EXERCISE: Go through the material and write it all out exactly, minus the pictures.
^^^^^^^^^^^^^^^^
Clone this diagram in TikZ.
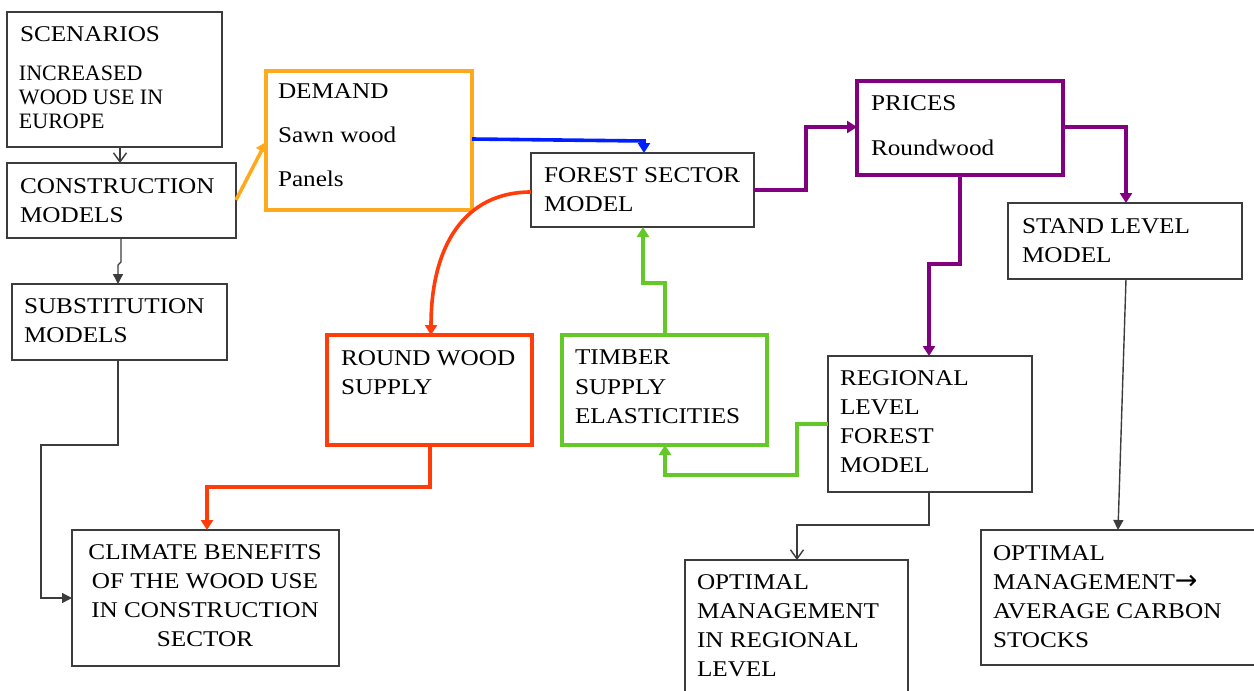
\documentclass[tikz,border=0pt]{standalone}
\usepackage{fontspec}
\setmainfont{Liberation Serif}[FakeStretch=1.12]
\newfontfamily\plainserif{Liberation Serif}
\newfontfamily\symfont{DejaVu Sans}
\usetikzlibrary{arrows.meta,calc}
\definecolor{boxgray}{RGB}{60,60,60}
\definecolor{corange}{RGB}{255,170,30}
\definecolor{cblue}{RGB}{0,30,255}
\definecolor{cred}{RGB}{255,60,10}
\definecolor{cpurple}{RGB}{128,0,128}
\definecolor{cgreen}{RGB}{100,200,40}
\newcommand\bx[6]{\node[#6, minimum width={(#4)-(#2)}, minimum height={(#5)-(#3)}] (#1) at (#2,#3) {};}
\begin{document}
\begin{tikzpicture}[x=1pt,y=-1pt,
  box/.style={draw=boxgray, line width=1.6pt, inner sep=0pt, outer sep=0pt, anchor=north west},
  obox/.style={box, draw=corange, line width=4pt},
  rbox/.style={box, draw=cred, line width=4pt},
  gbox/.style={box, draw=cgreen, line width=4pt},
  pbox/.style={box, draw=cpurple, line width=4pt},
  txt/.style={inner sep=0pt, outer sep=0pt, anchor=north west, align=left, font=\fontsize{22.5}{29.3}\selectfont},
  blk/.style={draw=boxgray, line width=1.4pt, -{Triangle[length=10pt,width=10pt]}},
  openarr/.style={draw=boxgray, line width=1.4pt, -{Straight Barb[length=9pt,width=13pt,line width=1.4pt]}},
  carr/.style={line width=3.6pt, -{Triangle[length=10pt,width=12pt]}},
]
\useasboundingbox (0,0) rectangle (1254,691);
\clip (0,0) rectangle (1254,691);
% boxes
\bx{scen}{7}{12}{222}{147}{box}
\bx{cons}{7}{163}{236}{238}{box}
\bx{dem}{266}{71}{472}{210}{obox}
\bx{fsm}{531}{153}{754}{227}{box}
\bx{pr}{857}{81}{1063}{175}{pbox}
\bx{st}{1008}{203}{1242}{279}{box}
\bx{sub}{12}{284}{227}{360}{box}
\bx{rws}{327}{335}{532}{445}{rbox}
\bx{tim}{562}{335}{767}{445}{gbox}
\bx{reg}{828}{356}{1032}{492}{box}
\bx{clim}{72}{530}{339}{666}{box}
\bx{optr}{685}{560}{908}{720}{box}
\bx{optc}{981}{530}{1275}{665}{box}
% texts
\node[txt] (scenT) at (20,26.1) {SCENARIOS};
\node[txt, font=\plainserif\fontsize{22}{23.6}\selectfont] (incT) at (19,66.4) {INCREASED\\WOOD USE IN\\EUROPE};
\node[txt] (consT) at (20,178.1) {CONSTRUCTION\\MODELS};
\node[txt, font=\fontsize{22.5}{43.7}\selectfont] (demT) at (278,84.1) {DEMAND\\Sawn wood\\Panels};
\node[txt] (fsmT) at (544,167.1) {FOREST SECTOR\\MODEL};
\node[txt, font=\fontsize{22.5}{45}\selectfont] (prT) at (871,95.1) {PRICES\\Roundwood};
\node[txt] (stT) at (1022,218.1) {STAND LEVEL\\MODEL};
\node[txt] (subT) at (24,298.1) {SUBSTITUTION\\MODELS};
\node[txt] (rwT) at (341,350.1) {ROUND WOOD\\SUPPLY};
\node[txt] (tiT) at (575,350.1) {TIMBER\\SUPPLY\\ELASTICITIES};
\node[txt] (regT) at (840,370.1) {REGIONAL\\LEVEL\\FOREST\\MODEL};
\node[txt, anchor=north, align=center] (clT) at (205,544.1) {CLIMATE BENEFITS\\OF THE WOOD USE\\IN CONSTRUCTION\\SECTOR};
\node[txt] (orT) at (697,574.1) {OPTIMAL\\MANAGEMENT\\IN REGIONAL\\LEVEL};
\node[txt] (ocT) at (993,545.1) {OPTIMAL\\MANAGEMENT{\symfont\fontsize{27}{29}\selectfont →}\\AVERAGE CARBON\\STOCKS};
% black connectors
\draw[openarr] (120,0 |- scen.south) -- (120,0 |- cons.north);
\draw[blk] (121,0 |- cons.south) -- (121,262) -- (118,265) -- (118,0 |- sub.north);
\draw[blk] (118,0 |- sub.south) -- (118,445) -- (41,445) -- (41,598) -- (clim.west |- 0,598);
\draw[openarr] (929,0 |- reg.south) -- (929,525) -- (797,525) -- (797,0 |- optr.north);
\draw[blk] (1126,0 |- st.south) -- (1118,0 |- optc.north);
% coloured connectors
\draw[carr, corange] (cons.east |- 0,200) -- (dem.west |- 0,142);
\draw[carr, cblue] (dem.east |- 0,139) -- (644,141) -- (644,0 |- fsm.north);
\draw[carr, cpurple] (fsm.east |- 0,190) -- (806,190) -- (806,127) -- (pr.west |- 0,127);
\draw[carr, cpurple] (pr.east |- 0,127) -- (1126,127) -- (1126,0 |- st.north);
\draw[carr, cpurple] (960,0 |- pr.south) -- (960,264) -- (929,264) -- (929,0 |- reg.north);
\draw[carr, cred] (fsm.west |- 0,192) .. controls (465,192) and (431,245) .. (431,0 |- rws.north);
\draw[carr, cred] (430,0 |- rws.south) -- (430,487) -- (207,487) -- (207,0 |- clim.north);
\draw[carr, cgreen] (665,0 |- tim.north) -- (665,283) -- (643,283) -- (643,0 |- fsm.south);
\draw[carr, cgreen] (reg.west |- 0,424) -- (797,424) -- (797,475) -- (665,475) -- (665,0 |- tim.south);
\end{tikzpicture}
\end{document}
^^^^^^^^^^^^^^^^
TASK RESULT:
Clone this diagram in TikZ.
\documentclass[tikz,border=0pt]{standalone}
\usepackage{fontspec}
\setmainfont{Liberation Serif}[FakeStretch=1.12]
\newfontfamily\plainserif{Liberation Serif}
\newfontfamily\symfont{DejaVu Sans}
\usetikzlibrary{arrows.meta,calc}
\definecolor{boxgray}{RGB}{60,60,60}
\definecolor{corange}{RGB}{255,170,30}
\definecolor{cblue}{RGB}{0,30,255}
\definecolor{cred}{RGB}{255,60,10}
\definecolor{cpurple}{RGB}{128,0,128}
\definecolor{cgreen}{RGB}{100,200,40}
\newcommand\bx[6]{\node[#6, minimum width={(#4)-(#2)}, minimum height={(#5)-(#3)}] (#1) at (#2,#3) {};}
\begin{document}
\begin{tikzpicture}[x=1pt,y=-1pt,
  box/.style={draw=boxgray, line width=1.6pt, inner sep=0pt, outer sep=0pt, anchor=north west},
  obox/.style={box, draw=corange, line width=4pt},
  rbox/.style={box, draw=cred, line width=4pt},
  gbox/.style={box, draw=cgreen, line width=4pt},
  pbox/.style={box, draw=cpurple, line width=4pt},
  txt/.style={inner sep=0pt, outer sep=0pt, anchor=north west, align=left, font=\fontsize{22.5}{29.3}\selectfont},
  blk/.style={draw=boxgray, line width=1.4pt, -{Triangle[length=10pt,width=10pt]}},
  openarr/.style={draw=boxgray, line width=1.4pt, -{Straight Barb[length=9pt,width=13pt,line width=1.4pt]}},
  carr/.style={line width=3.6pt, -{Triangle[length=10pt,width=12pt]}},
]
\useasboundingbox (0,0) rectangle (1254,691);
\clip (0,0) rectangle (1254,691);
% boxes
\bx{scen}{7}{12}{222}{147}{box}
\bx{cons}{7}{163}{236}{238}{box}
\bx{dem}{266}{71}{472}{210}{obox}
\bx{fsm}{531}{153}{754}{227}{box}
\bx{pr}{857}{81}{1063}{175}{pbox}
\bx{st}{1008}{203}{1242}{279}{box}
\bx{sub}{12}{284}{227}{360}{box}
\bx{rws}{327}{335}{532}{445}{rbox}
\bx{tim}{562}{335}{767}{445}{gbox}
\bx{reg}{828}{356}{1032}{492}{box}
\bx{clim}{72}{530}{339}{666}{box}
\bx{optr}{685}{560}{908}{720}{box}
\bx{optc}{981}{530}{1275}{665}{box}
% texts
\node[txt] (scenT) at (20,26.1) {SCENARIOS};
\node[txt, font=\plainserif\fontsize{22}{23.6}\selectfont] (incT) at (19,66.4) {INCREASED\\WOOD USE IN\\EUROPE};
\node[txt] (consT) at (20,178.1) {CONSTRUCTION\\MODELS};
\node[txt, font=\fontsize{22.5}{43.7}\selectfont] (demT) at (278,84.1) {DEMAND\\Sawn wood\\Panels};
\node[txt] (fsmT) at (544,167.1) {FOREST SECTOR\\MODEL};
\node[txt, font=\fontsize{22.5}{45}\selectfont] (prT) at (871,95.1) {PRICES\\Roundwood};
\node[txt] (stT) at (1022,218.1) {STAND LEVEL\\MODEL};
\node[txt] (subT) at (24,298.1) {SUBSTITUTION\\MODELS};
\node[txt] (rwT) at (341,350.1) {ROUND WOOD\\SUPPLY};
\node[txt] (tiT) at (575,350.1) {TIMBER\\SUPPLY\\ELASTICITIES};
\node[txt] (regT) at (840,370.1) {REGIONAL\\LEVEL\\FOREST\\MODEL};
\node[txt, anchor=north, align=center] (clT) at (205,544.1) {CLIMATE BENEFITS\\OF THE WOOD USE\\IN CONSTRUCTION\\SECTOR};
\node[txt] (orT) at (697,574.1) {OPTIMAL\\MANAGEMENT\\IN REGIONAL\\LEVEL};
\node[txt] (ocT) at (993,545.1) {OPTIMAL\\MANAGEMENT{\symfont\fontsize{27}{29}\selectfont →}\\AVERAGE CARBON\\STOCKS};
% black connectors
\draw[openarr] (120,0 |- scen.south) -- (120,0 |- cons.north);
\draw[blk] (121,0 |- cons.south) -- (121,262) -- (118,265) -- (118,0 |- sub.north);
\draw[blk] (118,0 |- sub.south) -- (118,445) -- (41,445) -- (41,598) -- (clim.west |- 0,598);
\draw[openarr] (929,0 |- reg.south) -- (929,525) -- (797,525) -- (797,0 |- optr.north);
\draw[blk] (1126,0 |- st.south) -- (1118,0 |- optc.north);
% coloured connectors
\draw[carr, corange] (cons.east |- 0,200) -- (dem.west |- 0,142);
\draw[carr, cblue] (dem.east |- 0,139) -- (644,141) -- (644,0 |- fsm.north);
\draw[carr, cpurple] (fsm.east |- 0,190) -- (806,190) -- (806,127) -- (pr.west |- 0,127);
\draw[carr, cpurple] (pr.east |- 0,127) -- (1126,127) -- (1126,0 |- st.north);
\draw[carr, cpurple] (960,0 |- pr.south) -- (960,264) -- (929,264) -- (929,0 |- reg.north);
\draw[carr, cred] (fsm.west |- 0,192) .. controls (465,192) and (431,245) .. (431,0 |- rws.north);
\draw[carr, cred] (430,0 |- rws.south) -- (430,487) -- (207,487) -- (207,0 |- clim.north);
\draw[carr, cgreen] (665,0 |- tim.north) -- (665,283) -- (643,283) -- (643,0 |- fsm.south);
\draw[carr, cgreen] (reg.west |- 0,424) -- (797,424) -- (797,475) -- (665,475) -- (665,0 |- tim.south);
\end{tikzpicture}
\end{document}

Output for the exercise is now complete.